Set exercise: Transcribe the data in full and exactly, omitting any pictures.

* BEGIN Material *

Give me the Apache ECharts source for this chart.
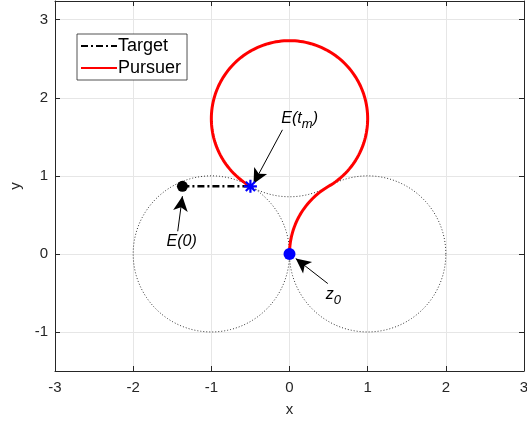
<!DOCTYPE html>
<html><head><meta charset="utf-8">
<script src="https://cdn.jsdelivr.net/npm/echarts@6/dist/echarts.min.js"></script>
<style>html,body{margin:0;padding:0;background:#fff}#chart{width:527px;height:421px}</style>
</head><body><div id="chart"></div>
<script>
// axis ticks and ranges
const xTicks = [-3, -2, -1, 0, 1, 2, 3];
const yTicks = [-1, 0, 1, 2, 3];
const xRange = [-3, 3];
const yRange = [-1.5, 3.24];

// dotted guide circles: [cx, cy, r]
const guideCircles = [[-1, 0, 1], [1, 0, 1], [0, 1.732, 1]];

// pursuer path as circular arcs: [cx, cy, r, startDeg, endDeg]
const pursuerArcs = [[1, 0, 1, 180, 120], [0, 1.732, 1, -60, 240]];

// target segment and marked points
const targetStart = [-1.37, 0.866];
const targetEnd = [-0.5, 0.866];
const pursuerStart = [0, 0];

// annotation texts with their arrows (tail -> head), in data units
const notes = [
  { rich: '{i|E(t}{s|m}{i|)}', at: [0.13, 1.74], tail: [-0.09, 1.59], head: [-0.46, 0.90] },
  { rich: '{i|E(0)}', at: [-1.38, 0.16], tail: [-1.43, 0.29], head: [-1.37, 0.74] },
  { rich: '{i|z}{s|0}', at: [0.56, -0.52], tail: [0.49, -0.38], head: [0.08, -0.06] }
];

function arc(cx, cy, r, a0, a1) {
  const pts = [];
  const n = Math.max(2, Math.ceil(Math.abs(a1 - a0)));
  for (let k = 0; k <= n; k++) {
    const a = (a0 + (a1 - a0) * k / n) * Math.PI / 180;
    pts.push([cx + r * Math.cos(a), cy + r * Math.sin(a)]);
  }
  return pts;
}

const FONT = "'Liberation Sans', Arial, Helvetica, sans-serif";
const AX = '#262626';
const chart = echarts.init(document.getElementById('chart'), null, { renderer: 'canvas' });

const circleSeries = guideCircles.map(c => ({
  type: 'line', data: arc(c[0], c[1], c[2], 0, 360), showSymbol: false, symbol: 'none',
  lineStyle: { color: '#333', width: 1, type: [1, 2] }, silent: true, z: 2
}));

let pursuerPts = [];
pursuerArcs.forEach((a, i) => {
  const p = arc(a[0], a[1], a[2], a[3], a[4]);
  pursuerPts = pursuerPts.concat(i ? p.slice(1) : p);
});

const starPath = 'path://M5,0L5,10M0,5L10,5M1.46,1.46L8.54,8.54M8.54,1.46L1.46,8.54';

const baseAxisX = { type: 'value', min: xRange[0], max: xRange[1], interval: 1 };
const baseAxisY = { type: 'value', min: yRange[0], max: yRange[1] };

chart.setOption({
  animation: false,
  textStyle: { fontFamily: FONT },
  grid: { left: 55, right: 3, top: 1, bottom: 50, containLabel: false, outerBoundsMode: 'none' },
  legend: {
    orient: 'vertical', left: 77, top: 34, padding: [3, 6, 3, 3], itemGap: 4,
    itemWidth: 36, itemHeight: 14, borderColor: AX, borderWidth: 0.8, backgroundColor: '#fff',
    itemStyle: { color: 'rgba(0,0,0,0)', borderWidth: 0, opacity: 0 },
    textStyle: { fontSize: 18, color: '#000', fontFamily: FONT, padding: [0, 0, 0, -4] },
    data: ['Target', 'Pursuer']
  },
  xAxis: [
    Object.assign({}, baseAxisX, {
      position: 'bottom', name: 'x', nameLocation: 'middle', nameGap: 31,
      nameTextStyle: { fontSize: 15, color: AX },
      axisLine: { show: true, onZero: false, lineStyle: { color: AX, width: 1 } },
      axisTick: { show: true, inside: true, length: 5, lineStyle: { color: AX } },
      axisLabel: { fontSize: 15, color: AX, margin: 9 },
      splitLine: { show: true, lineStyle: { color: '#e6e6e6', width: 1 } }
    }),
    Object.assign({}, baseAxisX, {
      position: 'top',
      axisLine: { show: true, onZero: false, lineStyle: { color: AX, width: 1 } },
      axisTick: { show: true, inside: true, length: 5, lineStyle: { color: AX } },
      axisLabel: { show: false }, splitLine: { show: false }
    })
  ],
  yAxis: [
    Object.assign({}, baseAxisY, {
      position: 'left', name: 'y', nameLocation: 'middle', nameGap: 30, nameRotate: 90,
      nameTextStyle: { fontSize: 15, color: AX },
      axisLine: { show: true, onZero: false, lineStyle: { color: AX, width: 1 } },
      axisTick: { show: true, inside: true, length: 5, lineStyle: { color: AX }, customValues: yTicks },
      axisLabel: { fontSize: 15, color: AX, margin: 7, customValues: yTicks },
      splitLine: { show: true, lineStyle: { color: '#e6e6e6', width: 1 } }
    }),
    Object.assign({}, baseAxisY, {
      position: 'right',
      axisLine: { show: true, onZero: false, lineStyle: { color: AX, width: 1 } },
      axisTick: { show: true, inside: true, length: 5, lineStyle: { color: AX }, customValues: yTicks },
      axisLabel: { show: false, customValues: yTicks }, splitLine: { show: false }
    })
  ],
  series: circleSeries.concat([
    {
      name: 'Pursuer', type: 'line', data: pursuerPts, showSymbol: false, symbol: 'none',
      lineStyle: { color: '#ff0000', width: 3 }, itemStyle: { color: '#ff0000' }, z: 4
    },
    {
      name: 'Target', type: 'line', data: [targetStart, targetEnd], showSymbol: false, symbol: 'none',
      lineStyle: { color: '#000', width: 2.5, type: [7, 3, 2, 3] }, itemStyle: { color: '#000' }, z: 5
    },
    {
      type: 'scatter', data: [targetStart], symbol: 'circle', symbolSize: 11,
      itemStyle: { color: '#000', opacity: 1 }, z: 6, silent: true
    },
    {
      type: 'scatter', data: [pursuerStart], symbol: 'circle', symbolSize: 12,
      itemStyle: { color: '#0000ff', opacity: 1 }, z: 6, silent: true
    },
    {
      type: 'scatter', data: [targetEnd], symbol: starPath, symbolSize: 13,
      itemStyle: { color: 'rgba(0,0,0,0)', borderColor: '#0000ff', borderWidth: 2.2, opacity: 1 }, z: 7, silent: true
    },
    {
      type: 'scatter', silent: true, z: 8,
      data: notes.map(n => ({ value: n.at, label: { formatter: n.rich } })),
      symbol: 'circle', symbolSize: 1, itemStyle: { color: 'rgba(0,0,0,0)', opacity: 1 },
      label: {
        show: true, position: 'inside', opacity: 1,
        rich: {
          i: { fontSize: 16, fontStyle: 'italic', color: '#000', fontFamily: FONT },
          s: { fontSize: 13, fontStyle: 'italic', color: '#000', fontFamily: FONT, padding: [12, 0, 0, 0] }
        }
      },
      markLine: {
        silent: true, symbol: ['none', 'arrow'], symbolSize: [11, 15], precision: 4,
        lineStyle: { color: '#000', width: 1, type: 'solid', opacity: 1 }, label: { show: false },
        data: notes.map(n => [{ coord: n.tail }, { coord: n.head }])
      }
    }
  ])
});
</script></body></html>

* END Material *

Reply to the task:
Give me the Apache ECharts source for this chart.
<!DOCTYPE html>
<html><head><meta charset="utf-8">
<script src="https://cdn.jsdelivr.net/npm/echarts@6/dist/echarts.min.js"></script>
<style>html,body{margin:0;padding:0;background:#fff}#chart{width:527px;height:421px}</style>
</head><body><div id="chart"></div>
<script>
// axis ticks and ranges
const xTicks = [-3, -2, -1, 0, 1, 2, 3];
const yTicks = [-1, 0, 1, 2, 3];
const xRange = [-3, 3];
const yRange = [-1.5, 3.24];

// dotted guide circles: [cx, cy, r]
const guideCircles = [[-1, 0, 1], [1, 0, 1], [0, 1.732, 1]];

// pursuer path as circular arcs: [cx, cy, r, startDeg, endDeg]
const pursuerArcs = [[1, 0, 1, 180, 120], [0, 1.732, 1, -60, 240]];

// target segment and marked points
const targetStart = [-1.37, 0.866];
const targetEnd = [-0.5, 0.866];
const pursuerStart = [0, 0];

// annotation texts with their arrows (tail -> head), in data units
const notes = [
  { rich: '{i|E(t}{s|m}{i|)}', at: [0.13, 1.74], tail: [-0.09, 1.59], head: [-0.46, 0.90] },
  { rich: '{i|E(0)}', at: [-1.38, 0.16], tail: [-1.43, 0.29], head: [-1.37, 0.74] },
  { rich: '{i|z}{s|0}', at: [0.56, -0.52], tail: [0.49, -0.38], head: [0.08, -0.06] }
];

function arc(cx, cy, r, a0, a1) {
  const pts = [];
  const n = Math.max(2, Math.ceil(Math.abs(a1 - a0)));
  for (let k = 0; k <= n; k++) {
    const a = (a0 + (a1 - a0) * k / n) * Math.PI / 180;
    pts.push([cx + r * Math.cos(a), cy + r * Math.sin(a)]);
  }
  return pts;
}

const FONT = "'Liberation Sans', Arial, Helvetica, sans-serif";
const AX = '#262626';
const chart = echarts.init(document.getElementById('chart'), null, { renderer: 'canvas' });

const circleSeries = guideCircles.map(c => ({
  type: 'line', data: arc(c[0], c[1], c[2], 0, 360), showSymbol: false, symbol: 'none',
  lineStyle: { color: '#333', width: 1, type: [1, 2] }, silent: true, z: 2
}));

let pursuerPts = [];
pursuerArcs.forEach((a, i) => {
  const p = arc(a[0], a[1], a[2], a[3], a[4]);
  pursuerPts = pursuerPts.concat(i ? p.slice(1) : p);
});

const starPath = 'path://M5,0L5,10M0,5L10,5M1.46,1.46L8.54,8.54M8.54,1.46L1.46,8.54';

const baseAxisX = { type: 'value', min: xRange[0], max: xRange[1], interval: 1 };
const baseAxisY = { type: 'value', min: yRange[0], max: yRange[1] };

chart.setOption({
  animation: false,
  textStyle: { fontFamily: FONT },
  grid: { left: 55, right: 3, top: 1, bottom: 50, containLabel: false, outerBoundsMode: 'none' },
  legend: {
    orient: 'vertical', left: 77, top: 34, padding: [3, 6, 3, 3], itemGap: 4,
    itemWidth: 36, itemHeight: 14, borderColor: AX, borderWidth: 0.8, backgroundColor: '#fff',
    itemStyle: { color: 'rgba(0,0,0,0)', borderWidth: 0, opacity: 0 },
    textStyle: { fontSize: 18, color: '#000', fontFamily: FONT, padding: [0, 0, 0, -4] },
    data: ['Target', 'Pursuer']
  },
  xAxis: [
    Object.assign({}, baseAxisX, {
      position: 'bottom', name: 'x', nameLocation: 'middle', nameGap: 31,
      nameTextStyle: { fontSize: 15, color: AX },
      axisLine: { show: true, onZero: false, lineStyle: { color: AX, width: 1 } },
      axisTick: { show: true, inside: true, length: 5, lineStyle: { color: AX } },
      axisLabel: { fontSize: 15, color: AX, margin: 9 },
      splitLine: { show: true, lineStyle: { color: '#e6e6e6', width: 1 } }
    }),
    Object.assign({}, baseAxisX, {
      position: 'top',
      axisLine: { show: true, onZero: false, lineStyle: { color: AX, width: 1 } },
      axisTick: { show: true, inside: true, length: 5, lineStyle: { color: AX } },
      axisLabel: { show: false }, splitLine: { show: false }
    })
  ],
  yAxis: [
    Object.assign({}, baseAxisY, {
      position: 'left', name: 'y', nameLocation: 'middle', nameGap: 30, nameRotate: 90,
      nameTextStyle: { fontSize: 15, color: AX },
      axisLine: { show: true, onZero: false, lineStyle: { color: AX, width: 1 } },
      axisTick: { show: true, inside: true, length: 5, lineStyle: { color: AX }, customValues: yTicks },
      axisLabel: { fontSize: 15, color: AX, margin: 7, customValues: yTicks },
      splitLine: { show: true, lineStyle: { color: '#e6e6e6', width: 1 } }
    }),
    Object.assign({}, baseAxisY, {
      position: 'right',
      axisLine: { show: true, onZero: false, lineStyle: { color: AX, width: 1 } },
      axisTick: { show: true, inside: true, length: 5, lineStyle: { color: AX }, customValues: yTicks },
      axisLabel: { show: false, customValues: yTicks }, splitLine: { show: false }
    })
  ],
  series: circleSeries.concat([
    {
      name: 'Pursuer', type: 'line', data: pursuerPts, showSymbol: false, symbol: 'none',
      lineStyle: { color: '#ff0000', width: 3 }, itemStyle: { color: '#ff0000' }, z: 4
    },
    {
      name: 'Target', type: 'line', data: [targetStart, targetEnd], showSymbol: false, symbol: 'none',
      lineStyle: { color: '#000', width: 2.5, type: [7, 3, 2, 3] }, itemStyle: { color: '#000' }, z: 5
    },
    {
      type: 'scatter', data: [targetStart], symbol: 'circle', symbolSize: 11,
      itemStyle: { color: '#000', opacity: 1 }, z: 6, silent: true
    },
    {
      type: 'scatter', data: [pursuerStart], symbol: 'circle', symbolSize: 12,
      itemStyle: { color: '#0000ff', opacity: 1 }, z: 6, silent: true
    },
    {
      type: 'scatter', data: [targetEnd], symbol: starPath, symbolSize: 13,
      itemStyle: { color: 'rgba(0,0,0,0)', borderColor: '#0000ff', borderWidth: 2.2, opacity: 1 }, z: 7, silent: true
    },
    {
      type: 'scatter', silent: true, z: 8,
      data: notes.map(n => ({ value: n.at, label: { formatter: n.rich } })),
      symbol: 'circle', symbolSize: 1, itemStyle: { color: 'rgba(0,0,0,0)', opacity: 1 },
      label: {
        show: true, position: 'inside', opacity: 1,
        rich: {
          i: { fontSize: 16, fontStyle: 'italic', color: '#000', fontFamily: FONT },
          s: { fontSize: 13, fontStyle: 'italic', color: '#000', fontFamily: FONT, padding: [12, 0, 0, 0] }
        }
      },
      markLine: {
        silent: true, symbol: ['none', 'arrow'], symbolSize: [11, 15], precision: 4,
        lineStyle: { color: '#000', width: 1, type: 'solid', opacity: 1 }, label: { show: false },
        data: notes.map(n => [{ coord: n.tail }, { coord: n.head }])
      }
    }
  ])
});
</script></body></html>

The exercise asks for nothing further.